The following code snippet parses through the sample of the dataset. If a word is not already present in the unigrams list, it initializes its first occurrence, otherwise it increments the previous number of cumulative occurrences.
unigram = list()
count <- length(samplelines)/50
for(line in samplelines) {
count <- count - 1
if(count < 0) break;
for(word in line) {
if(is.null(unigram[[word]]))
unigram[[word]] = 1
else
unigram[[word]] = unigram[[word]] + 1
}
}
unigram <- unigram[order(unlist(unigram), decreasing=TRUE)]
barplot(as.numeric(unigram[1:20]), names.arg=names(unigram[1:20]), las=2, col="blue", border="black", density=seq(100, 10, -4), main = "Unigrams", xlab = "Unigram", ylab = "Frequency")
The following code snippet parses through the sample of the dataset. If a bigram is not already present in the bigrams list, it initializes its first occurrence, otherwise it increments the previous number of cumulative occurrences.
bigram = list()
count <- totallength/50
for(line in samplelines) {
count <- count - 1
if(count < 0) break;
for(word in line) {
if(line[1] != word) {
create_bigram <- paste(last, word)
if(is.null(bigram[[create_bigram]]))
bigram[[create_bigram]] = 1
else
bigram[[create_bigram]] = bigram[[create_bigram]] + 1
}
last <- word
}
}
bigram <- bigram[order(unlist(bigram), decreasing=TRUE)]
barplot(as.numeric(bigram[1:20]), names.arg=names(bigram[1:20]), las=2, col="magenta", border="black", density=seq(100, 10, -4), main = "Bigrams", xlab = "Bigram", ylab = "Frequency")
trigram = list()
count <- totallength/50
for(line in samplelines) {
count <- count - 1
if(count < 0) break;
for(word in line) {
if(line[1] != word) {
if(line[2] != word) {
create_trigram <- paste(secondlast, last, word)
if(is.null(trigram[[create_trigram]]))
trigram[[create_trigram]] = 1
else
trigram[[create_trigram]] = trigram[[create_trigram]] + 1
}
secondlast <- last
}
last <- word
}
}
trigram <- trigram[order(unlist(trigram), decreasing=TRUE)]

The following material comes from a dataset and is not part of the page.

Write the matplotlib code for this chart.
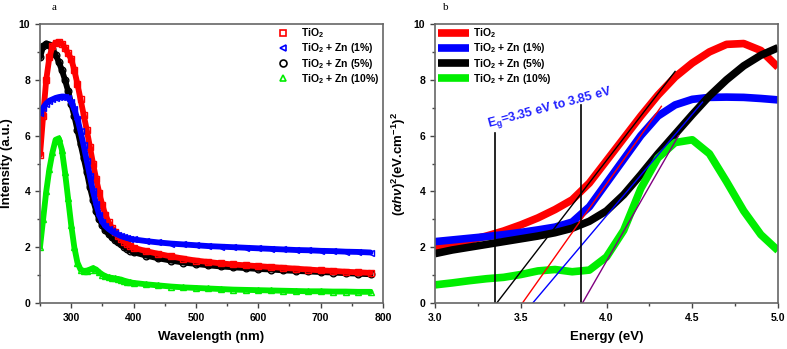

barplot(as.numeric(trigram[1:20]), names.arg=names(trigram[1:20]), las=2, col="green", border="black", density=seq(100, 10, -4), main = "Trigrams", xlab = "Trigram", ylab = "Frequency")
First of all, we would like to find out the number of unique words in the dictionary.

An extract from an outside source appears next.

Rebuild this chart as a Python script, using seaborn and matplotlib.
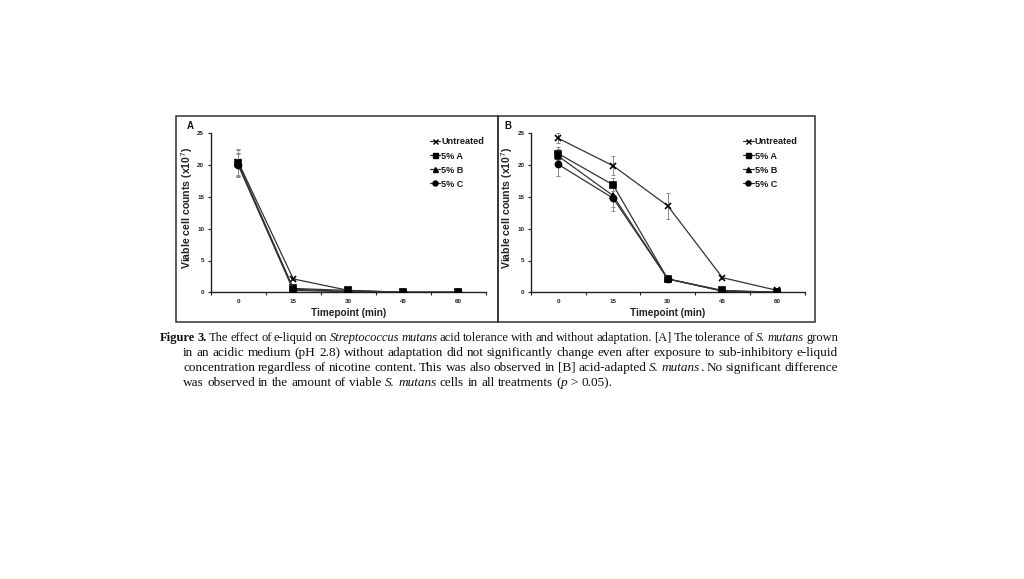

uniquewords <- length(unigram)
uniquewords
## [1] 26100
Now, we would like to find out how many unique words account for 90% of the total words occurring in the datasets.
sum <- 0
uniquewords <- 0
for (i in 1:length(unigram)) sum = sum + unigram[[i]]
sum90 <- 0.9*sum
for (i in 1:length(unigram)) {
sum90 <- sum90 - unigram[[i]]
uniquewords <- uniquewords + 1
if(sum90 <= 0) break;
}
print(c(uniquewords, uniquewords/length(unigram)*100))
## [1] 5535.0000 21.2069
Okay, so we see that about 20% of the unique words in the unigram list account for 90% of the total words in the dataset. Seems like the Pareto principle in action, eh? Quantitative linguistics is actually governed by Zipf’s law which states the exact same principle.
How do we know if what we’re doing makes any sense? A good barometer is the Oxford English Corpus. Turns out that our 18 of our top 20 unigrams find a place in the OEC’s top 20. Not bad for a crude first attempt!
We have performed basic exploratory analysis. Now, we have a basic idea of the structure of our datasets and what words are more likely to come up while typing. The basic idea for the rest of the project will be to look out for the last typed words in the list of n-grams and return the following word in the n-gram with the greatest occurrence.